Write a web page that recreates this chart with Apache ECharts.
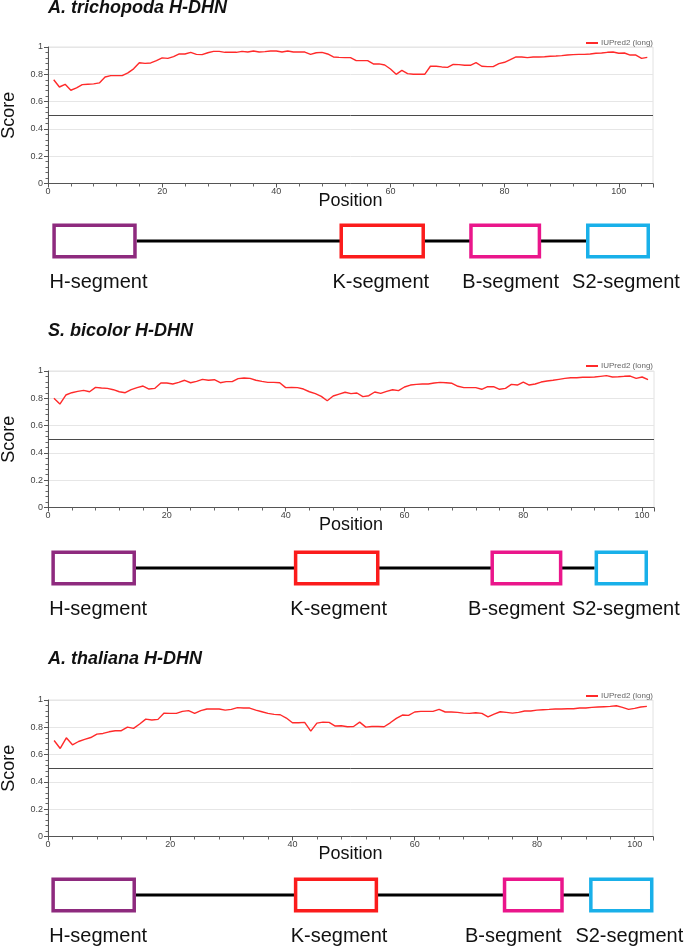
<!DOCTYPE html>
<html>
<head>
<meta charset="utf-8">
<script src="https://cdn.jsdelivr.net/npm/echarts@6/dist/echarts.min.js"></script>
<style>
html,body{margin:0;padding:0;background:#fff;}
#main{width:685px;height:946px;}
</style>
</head>
<body>
<div id="main"></div>
<script>
// ---------- DATA ----------
const seriesName = 'IUPred2 (long)';
const titles = ['A. trichopoda H-DHN', 'S. bicolor H-DHN', 'A. thaliana H-DHN'];
const threshold = 0.5;

// IUPred2 long scores, residue 1..n
const trichopodaScores = [
  0.760,0.707,0.727,0.683,0.700,0.724,0.727,0.730,0.737,0.780,
  0.790,0.790,0.790,0.810,0.840,0.885,0.880,0.883,0.900,0.920,
  0.917,0.930,0.950,0.949,0.961,0.946,0.944,0.958,0.968,0.968,
  0.961,0.961,0.961,0.968,0.963,0.971,0.963,0.966,0.971,0.971,
  0.963,0.971,0.963,0.963,0.963,0.946,0.958,0.961,0.949,0.927,
  0.924,0.922,0.922,0.900,0.900,0.900,0.876,0.876,0.868,0.839,
  0.800,0.829,0.805,0.800,0.800,0.800,0.859,0.859,0.854,0.851,
  0.873,0.871,0.866,0.866,0.885,0.859,0.856,0.856,0.878,0.888,
  0.907,0.927,0.927,0.922,0.927,0.927,0.929,0.932,0.934,0.937,
  0.941,0.944,0.946,0.946,0.949,0.954,0.956,0.961,0.963,0.954,
  0.956,0.941,0.941,0.917,0.924
];
const bicolorScores = [
  0.800,0.758,0.824,0.841,0.851,0.858,0.848,0.880,0.875,0.873,
  0.863,0.848,0.841,0.863,0.878,0.890,0.868,0.873,0.912,0.912,
  0.905,0.917,0.932,0.914,0.924,0.939,0.932,0.936,0.914,0.922,
  0.922,0.944,0.949,0.946,0.932,0.924,0.917,0.917,0.914,0.878,
  0.880,0.878,0.868,0.848,0.834,0.814,0.782,0.817,0.831,0.844,
  0.834,0.839,0.812,0.819,0.846,0.836,0.851,0.863,0.856,0.883,
  0.897,0.902,0.905,0.905,0.912,0.917,0.914,0.910,0.888,0.878,
  0.878,0.878,0.866,0.885,0.885,0.866,0.873,0.902,0.897,0.919,
  0.897,0.905,0.919,0.927,0.932,0.939,0.946,0.951,0.951,0.954,
  0.954,0.956,0.961,0.966,0.956,0.958,0.961,0.963,0.946,0.956,
  0.936
];
const thalianaScores = [
  0.703,0.645,0.723,0.672,0.696,0.711,0.725,0.750,0.755,0.767,
  0.775,0.775,0.801,0.792,0.824,0.860,0.853,0.858,0.904,0.902,
  0.902,0.917,0.922,0.902,0.922,0.934,0.934,0.934,0.926,0.931,
  0.944,0.941,0.941,0.926,0.914,0.902,0.895,0.892,0.868,0.833,
  0.833,0.836,0.772,0.831,0.838,0.836,0.809,0.811,0.804,0.806,
  0.838,0.801,0.806,0.806,0.804,0.833,0.865,0.890,0.887,0.912,
  0.917,0.917,0.917,0.931,0.912,0.912,0.909,0.904,0.902,0.907,
  0.902,0.877,0.897,0.914,0.909,0.904,0.909,0.919,0.919,0.926,
  0.929,0.931,0.934,0.934,0.936,0.936,0.941,0.941,0.946,0.949,
  0.951,0.953,0.958,0.946,0.931,0.939,0.949,0.953
];
const xAxisMax = [106, 102, 99];
const yTickLabels = ['0','0.2','0.4','0.6','0.8','1'];
// x tick labels as printed on each panel (value at which each label is printed)
const xTickValues = [[0,20,40,60,80,100],[0,20,40,60,80,100],[0,20,40,60,80,96]];
const xTickLabels = [['0','20','40','60','80','100'],['0','20','40','60','80','100'],['0','20','40','60','80','100']];

// domain schematic (positions in % of the panel width)
const segmentNames = ['H-segment','K-segment','B-segment','S2-segment'];
const trichopodaSegStart = [7.64, 49.56, 68.5, 85.55];
const trichopodaSegEnd   = [19.96, 62.04, 79.0, 94.89];
const bicolorSegStart    = [7.5, 42.9, 71.6, 86.8];
const bicolorSegEnd      = [19.85, 55.4, 82.1, 94.6];
const thalianaSegStart   = [7.5, 42.9, 73.4, 86.0];
const thalianaSegEnd     = [19.85, 55.2, 82.3, 95.4];

// ---------- LAYOUT / STYLE ----------
const FONT = '"Liberation Sans", Arial, sans-serif';
const segColors = ['#8e2a7e', '#fb1c1c', '#ea168b', '#19b0e9'];
const labelShift = [[4, -1.5, 5.5, 8], [4.5, 2, -10, 4.5], [4.5, 3, -20, 8]];
const plotTops = [47, 371, 700];
const plotRights = [32, 31, 32];
const schemTops = [220, 547, 874];
const titleTops = [-1, 322.5, 650.5];
const legendTops = [39, 362, 692];

const scores = [trichopodaScores, bicolorScores, thalianaScores];
const segStarts = [trichopodaSegStart, bicolorSegStart, thalianaSegStart];
const segEnds = [trichopodaSegEnd, bicolorSegEnd, thalianaSegEnd];

const grid = [], xAxis = [], yAxis = [], series = [], title = [], legend = [];

for (let p = 0; p < 3; p++) {
  grid.push({left: 48, right: plotRights[p], top: plotTops[p], height: 136.5,
    containLabel: false, outerBoundsMode: 'none',
    show: true, borderColor: '#e2e2e2', borderWidth: 1, backgroundColor: 'transparent'});
  const tv = xTickValues[p], tl = xTickLabels[p];
  xAxis.push({
    type: 'value', gridIndex: p, min: 0, max: xAxisMax[p], interval: 20,
    name: 'Position', nameLocation: 'middle', nameGap: 9, nameMoveOverlap: false,
    nameTextStyle: {fontSize: 18, color: '#111', fontFamily: FONT},
    axisLine: {show: true, onZero: false, lineStyle: {color: '#555', width: 1}},
    axisTick: {show: true, length: 4, lineStyle: {color: '#555'}},
    minorTick: {show: true, splitNumber: 5, length: 3, lineStyle: {color: '#666'}},
    splitLine: {show: false},
    axisLabel: {fontSize: 9, color: '#444', margin: 4, fontFamily: FONT,
      customValues: tv,
      formatter: function (v) { const i = tv.indexOf(v); return i >= 0 ? tl[i] : ''; }}
  });
  yAxis.push({
    type: 'value', gridIndex: p, min: 0, max: 1, interval: 0.2,
    name: 'Score', nameLocation: 'middle', nameGap: 30, nameMoveOverlap: false,
    nameTextStyle: {fontSize: 18, color: '#111', fontFamily: FONT},
    axisLine: {show: true, lineStyle: {color: '#555', width: 1}},
    axisTick: {show: true, length: 4, lineStyle: {color: '#555'}},
    minorTick: {show: true, splitNumber: 5, length: 2.5, lineStyle: {color: '#666'}},
    splitLine: {show: true, lineStyle: {color: '#e6e6e6', width: 1}},
    axisLabel: {fontSize: 9, color: '#444', margin: 5, fontFamily: FONT,
      formatter: function (v) { return yTickLabels[Math.round(v * 5)]; }}
  });
  series.push({
    name: seriesName, type: 'line', xAxisIndex: p, yAxisIndex: p,
    data: scores[p].map((v, i) => [i + 1, v]),
    symbol: 'none', showSymbol: false, smooth: false,
    lineStyle: {color: '#ff2a2a', width: 1.4}, itemStyle: {color: '#ff2a2a'},
    animation: false,
    markLine: {silent: true, symbol: 'none', animation: false,
      label: {show: false},
      lineStyle: {color: '#4a4a4a', width: 1, type: 'solid'},
      data: [{yAxis: threshold}]}
  });
  title.push({text: titles[p], left: 48, top: titleTops[p], padding: 0,
    textStyle: {fontSize: 18, fontWeight: 'bold', fontStyle: 'italic', color: '#111', fontFamily: FONT}});
  legend.push({data: [{name: seriesName, icon: 'rect'}], right: 32, top: legendTops[p], padding: 0,
    itemWidth: 12, itemHeight: 2, selectedMode: false,
    itemStyle: {color: '#ff2a2a'},
    textStyle: {fontSize: 8, color: '#666', fontFamily: FONT, padding: [0, 0, 0, -2]}});
}

// schematic panels
for (let p = 0; p < 3; p++) {
  const gi = 3 + p;
  grid.push({left: 0, right: 0, top: schemTops[p], height: 42, containLabel: false, outerBoundsMode: 'none'});
  xAxis.push({type: 'value', gridIndex: gi, min: 0, max: 100, show: false});
  yAxis.push({type: 'value', gridIndex: gi, min: 0, max: 1, show: false});
  const st = segStarts[p], en = segEnds[p];
  series.push({
    type: 'line', xAxisIndex: gi, yAxisIndex: gi, symbol: 'none', z: 2,
    data: [[en[0], 0.5], [st[3], 0.5]],
    lineStyle: {color: '#000', width: 3}, animation: false, silent: true
  });
  const pShift = labelShift[p];
  series.push({
    type: 'custom', xAxisIndex: gi, yAxisIndex: gi, z: 5, animation: false, silent: true,
    data: segmentNames.map((n, i) => [st[i], en[i], i]),
    clip: false,
    renderItem: function (params, api) {
      const s = api.coord([api.value(0), 0.5]);
      const e = api.coord([api.value(1), 0.5]);
      const i = api.value(2);
      const sw = 3.5;
      return {type: 'group', children: [
        {type: 'rect', shape: {x: s[0] + sw / 2, y: s[1] - 17.5 + sw / 2, width: e[0] - s[0] - sw, height: 35 - sw},
          style: {fill: '#fff', stroke: segColors[i], lineWidth: sw}},
        {type: 'text', style: {text: segmentNames[i], x: (s[0] + e[0]) / 2 + pShift[i], y: s[1] + 41,
          align: 'center', verticalAlign: 'middle', fontSize: 20, fill: '#111', fontFamily: FONT}}
      ]};
    }
  });
}

const chart = echarts.init(document.getElementById('main'), null, {renderer: 'canvas'});
chart.setOption({animation: false, backgroundColor: '#fff', title, legend, grid, xAxis, yAxis, series});
</script>
</body>
</html>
--------------------------------------------------
- WHAT IS REQUIRED
From the opening line of the listing above through the line bearing "const threshold = 0.5;", repeat each line exactly. Drop every picture.

- EXERCISE RESPONSE
Write a web page that recreates this chart with Apache ECharts.
<!DOCTYPE html>
<html>
<head>
<meta charset="utf-8">
<script src="https://cdn.jsdelivr.net/npm/echarts@6/dist/echarts.min.js"></script>
<style>
html,body{margin:0;padding:0;background:#fff;}
#main{width:685px;height:946px;}
</style>
</head>
<body>
<div id="main"></div>
<script>
// ---------- DATA ----------
const seriesName = 'IUPred2 (long)';
const titles = ['A. trichopoda H-DHN', 'S. bicolor H-DHN', 'A. thaliana H-DHN'];
const threshold = 0.5;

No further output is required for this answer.